When Mohammed bin Salman Al Saud, “MBS,” took over control of Saudi Arabia in 2017, he changed the deal. Qatar picked up the sponsorship of the extremism—and it meddled inside Saudi Arabia, too. That generated more conflict. From 2017 to 2021 Saudi Arabia, Egypt, Bahrain and the United Arab Emirates imposed a blockade on Qatar.
The foreign minister of Saudi Arabia, Adel al-Jubeir, explained it publicly in a 2019 talk at the Council on Foreign Relations. “Qatar continues to fund extremists and terrorists and continues to involve itself in our internal affairs,” al-Jubeir said. “Allowing clerics to go on television and justify suicide bombings is not acceptable. Allowing people to spread hate is not acceptable. Funding people in other countries who spread these ideas is not acceptable. Using your media in order to cause mischief in our country is not acceptable. Providing hundreds of millions of dollars toward Hashd al-Shaabi and Hezbollah in Lebanon in order to bring your hostages out is not acceptable. So that’s the problem that we have with Qatar. Other than that, they’re a wonderful country.”

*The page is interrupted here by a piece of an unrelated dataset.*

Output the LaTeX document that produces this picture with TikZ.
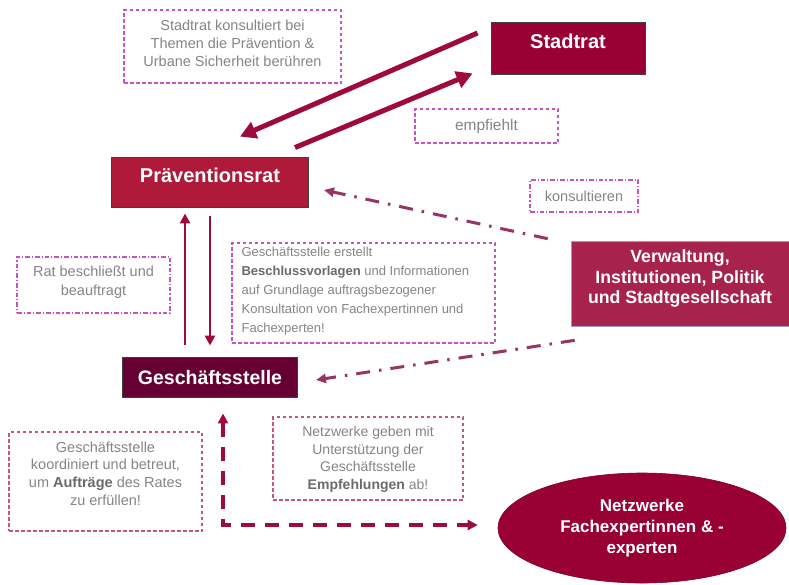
\documentclass[tikz,border=0pt]{standalone}
\usepackage{fontspec}
\setmainfont{Liberation Sans}
\usetikzlibrary{arrows.meta,shapes.geometric,calc}
\definecolor{stadtred}{HTML}{990033}
\definecolor{praevred}{HTML}{AF1A3A}
\definecolor{gsred}{HTML}{660033}
\definecolor{verwred}{HTML}{A8234C}
\definecolor{arrred}{HTML}{9E0A3A}
\definecolor{dotred}{HTML}{993366}
\definecolor{boxpurple}{HTML}{C653C0}
\definecolor{boxpink}{HTML}{C8557F}
\definecolor{txtgray}{HTML}{858585}
\definecolor{boldgray}{HTML}{6A6A6A}
\definecolor{verwborder}{HTML}{9A9AD0}
\begin{document}
\begin{tikzpicture}[x=1pt,y=-1pt,
  mainbox/.style={rectangle, draw=black!75, line width=0.9pt, text=white, inner sep=0pt},
  bigtext/.style={font=\bfseries\fontsize{20}{24}\selectfont},
  note/.style={text=txtgray, inner sep=0pt, align=center, font=\fontsize{14.5}{18}\selectfont},
  dashbox/.style={rectangle, draw=boxpurple, line width=1.2pt, dash pattern=on 3.5pt off 2.5pt, inner sep=0pt},
  dotbox/.style={rectangle, draw=boxpurple, line width=1.2pt, dash pattern=on 4.5pt off 2pt on 1.2pt off 2pt, inner sep=0pt},
  pinkbox/.style={dashbox, draw=boxpink},
  thickarr/.style={draw=arrred, line width=5pt, -{Triangle[length=16pt,width=17pt]}},
  vertarr/.style={draw=arrred, line width=2.8pt, -{Triangle[length=10pt,width=10pt]}},
  dotarr/.style={draw=dotred, line width=3pt, dash pattern=on 14pt off 9pt on 2.5pt off 9pt, -{Triangle[length=10pt,width=9pt]}},
  lshape/.style={draw=arrred, line width=3.2pt, dash pattern=on 14pt off 10pt, {Triangle[length=10pt,width=10pt]}-{Triangle[length=10pt,width=10pt]}},
]
\path[use as bounding box, fill=white] (0,0) rectangle (789,584);

% main nodes
\node[mainbox, fill=stadtred, minimum width=154pt, minimum height=52pt, bigtext, text height=14.3pt, text depth=13pt] (st) at (568,48) {Stadtrat};
\node[mainbox, fill=praevred, minimum width=197pt, minimum height=50pt, bigtext, text height=14.3pt, text depth=14pt] (prae) at (210,182) {Präventionsrat};
\node[mainbox, fill=gsred, minimum width=175pt, minimum height=40pt, font=\bfseries\fontsize{19.5}{24}\selectfont, text height=14pt, text depth=0pt] (gs) at (210,377) {Geschäftsstelle};
\node[rectangle, draw=verwborder, line width=0.6pt, fill=verwred, minimum width=218pt, minimum height=85pt, inner sep=0pt] (verw) at (680,283.5) {};
\node[text=white, inner sep=0pt, align=center, font=\bfseries\fontsize{17.7}{20.5}\selectfont] (verwt) at ($(verw.center)+(0,-5)$) {Verwaltung,\\Institutionen, Politik\\und Stadtgesellschaft};
\node[ellipse, fill=stadtred, draw=stadtred!85!black, line width=0.6pt, minimum width=288pt, minimum height=110pt, inner sep=0pt, text=white, align=center, font=\bfseries\fontsize{17}{21}\selectfont] (net) at (642,528) {Netzwerke\\Fachexpertinnen \& -\\experten};

% note boxes
\node[dashbox, minimum width=217pt, minimum height=73pt] (b1) at (232.5,46.5) {};
\node[note, font=\fontsize{14.5}{18}\selectfont] (t1) at ($(b1.center)+(0,-3)$) {Stadtrat konsultiert bei\\Themen die Prävention \&\\Urbane Sicherheit berühren};

\node[dashbox, minimum width=143pt, minimum height=34pt, note, font=\fontsize{15.5}{18}\selectfont] (b2) at (486.5,126) {empfiehlt};

\node[dotbox, minimum width=108pt, minimum height=32pt, note, font=\fontsize{14.5}{18}\selectfont] (b3) at (584,196) {konsultieren};

\node[dotbox, minimum width=153pt, minimum height=56pt] (b4) at (93.5,285) {};
\node[note, font=\fontsize{14.5}{19}\selectfont] (t4) at ($(b4.center)+(0,-3)$) {Rat beschließt und\\beauftragt};

\node[dashbox, minimum width=263pt, minimum height=100pt] (b5) at (363.5,293) {};
\node[note, align=left, anchor=west, font=\fontsize{13}{19}\selectfont] (t5) at ($(b5.west)+(10,-2)$) {Geschäftsstelle erstellt\\\textcolor{boldgray}{\bfseries Beschlussvorlagen} und Informationen\\auf Grundlage auftragsbezogener\\Konsultation von Fachexpertinnen und\\Fachexperten!};

\node[pinkbox, minimum width=193pt, minimum height=99pt] (b6) at (105.5,481.5) {};
\node[note, font=\fontsize{14.5}{17.7}\selectfont] (t6) at ($(b6.center)+(0,-8)$) {Geschäftsstelle\\koordiniert und betreut,\\um \textcolor{boldgray}{\bfseries Aufträge} des Rates\\zu erfüllen!};

\node[pinkbox, minimum width=190pt, minimum height=83pt] (b7) at (368,458.5) {};
\node[note, font=\fontsize{14}{17.7}\selectfont] (t7) at ($(b7.center)+(0,1)$) {Netzwerke geben mit\\Unterstützung der\\Geschäftsstelle\\\textcolor{boldgray}{\bfseries Empfehlungen} ab!};

% connectors
\draw[thickarr] ($(st.west)+(-13,-15)$) -- ($(prae.north)+(30,-20)$);
\draw[thickarr] ($(prae.north)+(85,-9)$) -- ($(st.south west)+(-18,-1)$);
\draw[vertarr] ($(gs.north)+(-25,-12)$) -- ($(prae.south)+(-25,6)$);
\draw[vertarr] ($(prae.south)+(0,9)$) -- ($(gs.north)+(0,-11)$);
\draw[dotarr] ($(verw.north west)+(-23,-2)$) -- ($(prae.east)+(15,8)$);
\draw[dotarr] ($(verw.south west)+(4,14)$) -- ($(gs.east)+(18,3)$);
\draw[lshape] ($(gs.south)+(13,16)$) |- ($(net.west)+(-20,-3)$);
\end{tikzpicture}
\end{document}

Al-Jubeir went on, “we finally said enough is enough. So when you decide you want to come over from the dark side, we’d be happy to embrace you.”
Al Jazeera
The “media” reference is to Al Jazeera, which the Qatar monarchy totally and completely controls. The English version of it is bad enough, but the Arabic version is toxic, “inflammatory,” “an aggressive mix of anti-Americanism and anti-Zionism,” as Fouad Ajami explained in a landmark 2001 article, “What the Muslim World is Watching.” Irritating, from the Saudi point of view, is even the name of the outlet, which is the Arabic world for an island or peninsula. It is a reference to “Jazeerat al-Arab,” the peninsula of the Arabs. For tiny Qatar to usurp the name of the entire Arabian Peninsula is a humiliating insult to the Saudis.
The Bottom Line
The al-Thanis, in other words, are not indigenous to Qatar. They aren’t some ancient civilization. They are a bunch of desert nomads, defeated by the Saudis. The Al-Thanis are what the campus leftists would call settler colonialists or imperialists. That is, if the term were applied with any principled consistency rather than as an insult against Israelis and Americans. They came from somewhere else (in this case, today’s Saudi Arabia), and used colonial power (that of the Ottoman and British empires) to seize the local resources (in this case, land on which was eventually discovered oil and gas) and enrich themselves.
All of this might just be historical or geographical trivia except that Qatar is hosting Hamas terrorists who are part of an organization that kidnapped and killed Americans. And it is sponsoring a network, in Al Jazeera, that is spreading the worst worldwide propaganda aimed at demonizing and delegitimizing Israel and America.